▸ DO THIS
In the records that follow, show each line where the word "chart" is present.

(Dataset rows)
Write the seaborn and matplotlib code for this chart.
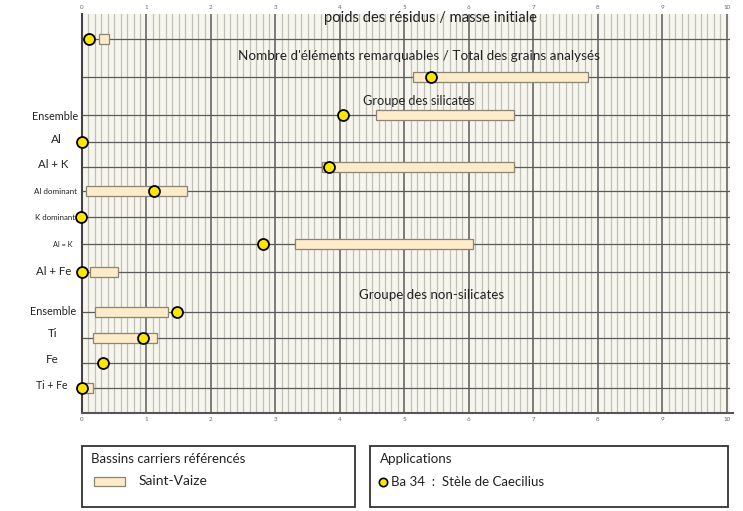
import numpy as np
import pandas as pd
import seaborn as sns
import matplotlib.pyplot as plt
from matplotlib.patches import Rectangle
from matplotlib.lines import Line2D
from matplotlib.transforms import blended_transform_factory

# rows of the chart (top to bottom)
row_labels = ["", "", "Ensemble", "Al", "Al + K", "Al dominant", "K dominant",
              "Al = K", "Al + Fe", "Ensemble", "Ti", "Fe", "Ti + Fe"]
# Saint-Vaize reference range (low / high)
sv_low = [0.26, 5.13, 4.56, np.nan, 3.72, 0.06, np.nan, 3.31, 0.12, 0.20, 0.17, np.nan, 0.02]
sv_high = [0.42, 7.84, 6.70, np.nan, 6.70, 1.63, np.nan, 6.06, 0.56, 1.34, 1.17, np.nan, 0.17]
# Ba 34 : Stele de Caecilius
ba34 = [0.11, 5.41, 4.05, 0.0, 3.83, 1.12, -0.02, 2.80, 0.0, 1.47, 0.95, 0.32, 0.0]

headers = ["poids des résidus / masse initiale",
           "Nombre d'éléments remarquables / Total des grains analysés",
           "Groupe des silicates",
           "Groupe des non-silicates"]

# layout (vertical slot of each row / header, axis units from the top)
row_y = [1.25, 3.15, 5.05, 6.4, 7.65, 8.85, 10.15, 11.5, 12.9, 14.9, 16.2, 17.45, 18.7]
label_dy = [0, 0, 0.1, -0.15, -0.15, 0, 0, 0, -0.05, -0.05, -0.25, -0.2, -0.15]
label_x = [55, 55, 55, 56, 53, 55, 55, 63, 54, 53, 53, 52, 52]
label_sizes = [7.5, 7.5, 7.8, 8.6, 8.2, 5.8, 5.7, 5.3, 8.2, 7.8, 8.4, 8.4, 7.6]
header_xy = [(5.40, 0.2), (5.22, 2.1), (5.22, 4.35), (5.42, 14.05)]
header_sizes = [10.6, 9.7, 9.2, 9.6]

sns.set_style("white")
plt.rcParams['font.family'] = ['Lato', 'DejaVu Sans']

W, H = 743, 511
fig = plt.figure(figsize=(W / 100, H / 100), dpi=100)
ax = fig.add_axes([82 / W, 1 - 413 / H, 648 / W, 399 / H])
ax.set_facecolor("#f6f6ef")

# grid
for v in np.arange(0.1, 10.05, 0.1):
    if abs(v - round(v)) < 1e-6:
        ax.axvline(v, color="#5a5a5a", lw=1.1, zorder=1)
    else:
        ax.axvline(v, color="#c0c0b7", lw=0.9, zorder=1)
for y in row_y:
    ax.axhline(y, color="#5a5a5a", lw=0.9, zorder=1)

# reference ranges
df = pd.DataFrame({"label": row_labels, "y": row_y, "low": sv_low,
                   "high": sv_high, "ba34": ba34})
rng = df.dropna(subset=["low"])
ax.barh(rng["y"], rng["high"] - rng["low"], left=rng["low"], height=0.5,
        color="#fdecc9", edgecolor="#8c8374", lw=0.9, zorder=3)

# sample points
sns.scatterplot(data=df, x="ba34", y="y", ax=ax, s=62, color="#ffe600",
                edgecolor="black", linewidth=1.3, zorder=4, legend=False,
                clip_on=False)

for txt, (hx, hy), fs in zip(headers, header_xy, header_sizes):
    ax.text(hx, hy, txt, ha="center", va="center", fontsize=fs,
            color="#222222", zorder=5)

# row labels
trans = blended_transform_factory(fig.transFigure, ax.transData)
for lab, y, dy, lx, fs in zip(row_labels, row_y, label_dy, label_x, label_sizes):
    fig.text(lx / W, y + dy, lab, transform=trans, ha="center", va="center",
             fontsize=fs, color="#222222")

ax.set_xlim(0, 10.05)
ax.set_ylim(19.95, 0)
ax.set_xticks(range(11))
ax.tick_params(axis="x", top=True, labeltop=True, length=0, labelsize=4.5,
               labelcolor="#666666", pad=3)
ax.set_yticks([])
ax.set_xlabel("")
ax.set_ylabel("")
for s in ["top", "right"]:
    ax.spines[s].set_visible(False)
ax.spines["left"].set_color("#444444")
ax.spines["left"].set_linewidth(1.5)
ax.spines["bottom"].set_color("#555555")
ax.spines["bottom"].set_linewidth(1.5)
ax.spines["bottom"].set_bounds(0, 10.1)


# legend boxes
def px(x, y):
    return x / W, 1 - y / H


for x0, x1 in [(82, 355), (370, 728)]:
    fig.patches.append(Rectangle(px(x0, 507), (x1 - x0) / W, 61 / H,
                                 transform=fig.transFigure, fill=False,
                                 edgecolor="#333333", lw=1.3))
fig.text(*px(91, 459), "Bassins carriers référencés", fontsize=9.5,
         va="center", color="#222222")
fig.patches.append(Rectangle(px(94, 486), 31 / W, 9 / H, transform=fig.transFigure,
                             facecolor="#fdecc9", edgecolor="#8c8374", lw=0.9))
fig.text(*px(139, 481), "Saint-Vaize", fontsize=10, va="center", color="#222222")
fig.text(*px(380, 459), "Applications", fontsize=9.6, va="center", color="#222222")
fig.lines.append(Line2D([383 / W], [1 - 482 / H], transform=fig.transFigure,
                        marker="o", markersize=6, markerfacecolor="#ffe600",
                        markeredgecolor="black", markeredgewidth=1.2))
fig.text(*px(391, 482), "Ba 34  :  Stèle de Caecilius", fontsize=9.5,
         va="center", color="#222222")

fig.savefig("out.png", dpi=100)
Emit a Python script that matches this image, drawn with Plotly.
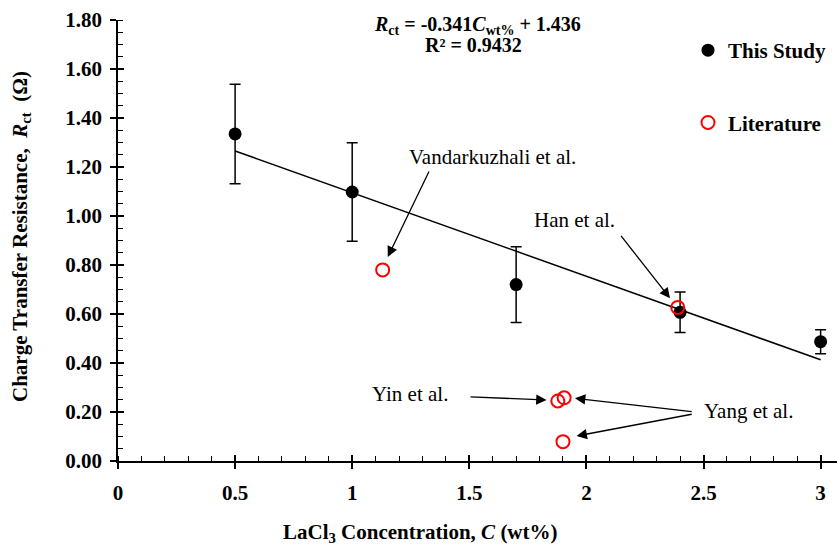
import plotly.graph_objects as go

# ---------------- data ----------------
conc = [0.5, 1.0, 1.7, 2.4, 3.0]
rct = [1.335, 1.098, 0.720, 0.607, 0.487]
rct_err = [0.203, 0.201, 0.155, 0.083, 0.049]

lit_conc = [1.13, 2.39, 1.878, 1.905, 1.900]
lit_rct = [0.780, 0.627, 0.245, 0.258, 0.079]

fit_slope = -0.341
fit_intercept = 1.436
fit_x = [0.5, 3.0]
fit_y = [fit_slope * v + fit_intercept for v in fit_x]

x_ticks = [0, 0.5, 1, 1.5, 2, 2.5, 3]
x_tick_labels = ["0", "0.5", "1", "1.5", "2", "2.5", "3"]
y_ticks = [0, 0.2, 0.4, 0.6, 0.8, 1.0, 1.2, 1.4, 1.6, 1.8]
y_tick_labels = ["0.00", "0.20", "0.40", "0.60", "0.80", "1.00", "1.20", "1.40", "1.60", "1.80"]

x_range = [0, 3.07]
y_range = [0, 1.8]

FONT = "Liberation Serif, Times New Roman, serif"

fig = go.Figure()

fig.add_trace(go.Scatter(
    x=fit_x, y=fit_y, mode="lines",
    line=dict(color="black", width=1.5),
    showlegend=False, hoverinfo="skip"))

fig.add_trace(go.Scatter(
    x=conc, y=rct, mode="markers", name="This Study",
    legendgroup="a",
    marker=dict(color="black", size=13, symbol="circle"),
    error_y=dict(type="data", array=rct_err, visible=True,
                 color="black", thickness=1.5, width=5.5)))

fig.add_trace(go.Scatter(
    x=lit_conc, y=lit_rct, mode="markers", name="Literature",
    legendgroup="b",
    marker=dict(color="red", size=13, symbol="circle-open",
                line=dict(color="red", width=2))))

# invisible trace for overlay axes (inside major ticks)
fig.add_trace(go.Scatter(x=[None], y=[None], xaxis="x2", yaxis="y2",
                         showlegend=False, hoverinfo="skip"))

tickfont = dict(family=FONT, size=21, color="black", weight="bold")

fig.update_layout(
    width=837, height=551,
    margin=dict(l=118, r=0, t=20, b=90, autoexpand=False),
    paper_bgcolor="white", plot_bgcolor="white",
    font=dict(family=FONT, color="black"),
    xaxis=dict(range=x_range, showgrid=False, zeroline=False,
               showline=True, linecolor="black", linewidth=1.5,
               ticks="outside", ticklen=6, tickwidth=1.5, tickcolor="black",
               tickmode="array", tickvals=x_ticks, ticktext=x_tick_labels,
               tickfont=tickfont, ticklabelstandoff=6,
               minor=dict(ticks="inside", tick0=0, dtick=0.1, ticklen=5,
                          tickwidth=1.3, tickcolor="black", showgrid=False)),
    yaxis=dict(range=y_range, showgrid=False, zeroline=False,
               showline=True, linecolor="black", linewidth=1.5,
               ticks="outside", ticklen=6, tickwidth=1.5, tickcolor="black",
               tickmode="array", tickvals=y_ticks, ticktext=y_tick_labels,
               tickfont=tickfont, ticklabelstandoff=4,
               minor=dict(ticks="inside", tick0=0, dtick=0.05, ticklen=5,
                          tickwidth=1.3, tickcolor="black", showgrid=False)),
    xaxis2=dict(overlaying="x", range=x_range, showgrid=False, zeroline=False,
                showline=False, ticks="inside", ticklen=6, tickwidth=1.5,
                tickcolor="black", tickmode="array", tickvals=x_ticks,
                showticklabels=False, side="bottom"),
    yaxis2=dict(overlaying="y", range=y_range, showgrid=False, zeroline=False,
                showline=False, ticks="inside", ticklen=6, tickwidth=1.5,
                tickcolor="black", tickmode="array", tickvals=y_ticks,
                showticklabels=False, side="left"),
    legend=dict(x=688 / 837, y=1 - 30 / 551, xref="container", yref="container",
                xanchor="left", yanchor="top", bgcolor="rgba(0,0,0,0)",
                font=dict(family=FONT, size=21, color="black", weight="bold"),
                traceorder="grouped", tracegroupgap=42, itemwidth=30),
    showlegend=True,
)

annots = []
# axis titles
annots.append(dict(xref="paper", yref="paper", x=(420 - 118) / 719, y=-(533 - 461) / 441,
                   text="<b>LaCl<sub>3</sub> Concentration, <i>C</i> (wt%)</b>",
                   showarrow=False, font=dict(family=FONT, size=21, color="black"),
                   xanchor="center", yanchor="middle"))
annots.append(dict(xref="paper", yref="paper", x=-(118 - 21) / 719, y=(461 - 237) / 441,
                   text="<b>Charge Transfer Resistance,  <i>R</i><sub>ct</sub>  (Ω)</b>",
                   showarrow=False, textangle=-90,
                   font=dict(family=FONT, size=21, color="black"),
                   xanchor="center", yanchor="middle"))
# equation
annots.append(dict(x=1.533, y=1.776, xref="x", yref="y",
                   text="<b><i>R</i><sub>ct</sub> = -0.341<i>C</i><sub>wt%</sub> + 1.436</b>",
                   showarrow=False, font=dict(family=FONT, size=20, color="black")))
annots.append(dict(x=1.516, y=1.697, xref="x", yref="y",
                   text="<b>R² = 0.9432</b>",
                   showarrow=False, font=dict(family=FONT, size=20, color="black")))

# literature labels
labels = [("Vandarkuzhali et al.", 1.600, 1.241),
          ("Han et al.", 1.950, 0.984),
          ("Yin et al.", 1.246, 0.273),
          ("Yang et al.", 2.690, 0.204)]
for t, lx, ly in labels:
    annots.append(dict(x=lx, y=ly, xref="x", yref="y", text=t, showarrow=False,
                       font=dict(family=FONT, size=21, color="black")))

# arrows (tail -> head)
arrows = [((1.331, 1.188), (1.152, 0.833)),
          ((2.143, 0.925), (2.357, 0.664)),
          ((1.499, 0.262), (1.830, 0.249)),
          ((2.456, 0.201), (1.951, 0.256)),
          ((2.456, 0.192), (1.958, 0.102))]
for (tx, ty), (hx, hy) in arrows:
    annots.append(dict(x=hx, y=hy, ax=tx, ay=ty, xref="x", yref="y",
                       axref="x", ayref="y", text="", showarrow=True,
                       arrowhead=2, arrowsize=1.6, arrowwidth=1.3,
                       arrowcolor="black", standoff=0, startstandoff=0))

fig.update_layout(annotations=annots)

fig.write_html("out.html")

▸ OUTPUT
Write the seaborn and matplotlib code for this chart.
# rows of the chart (top to bottom)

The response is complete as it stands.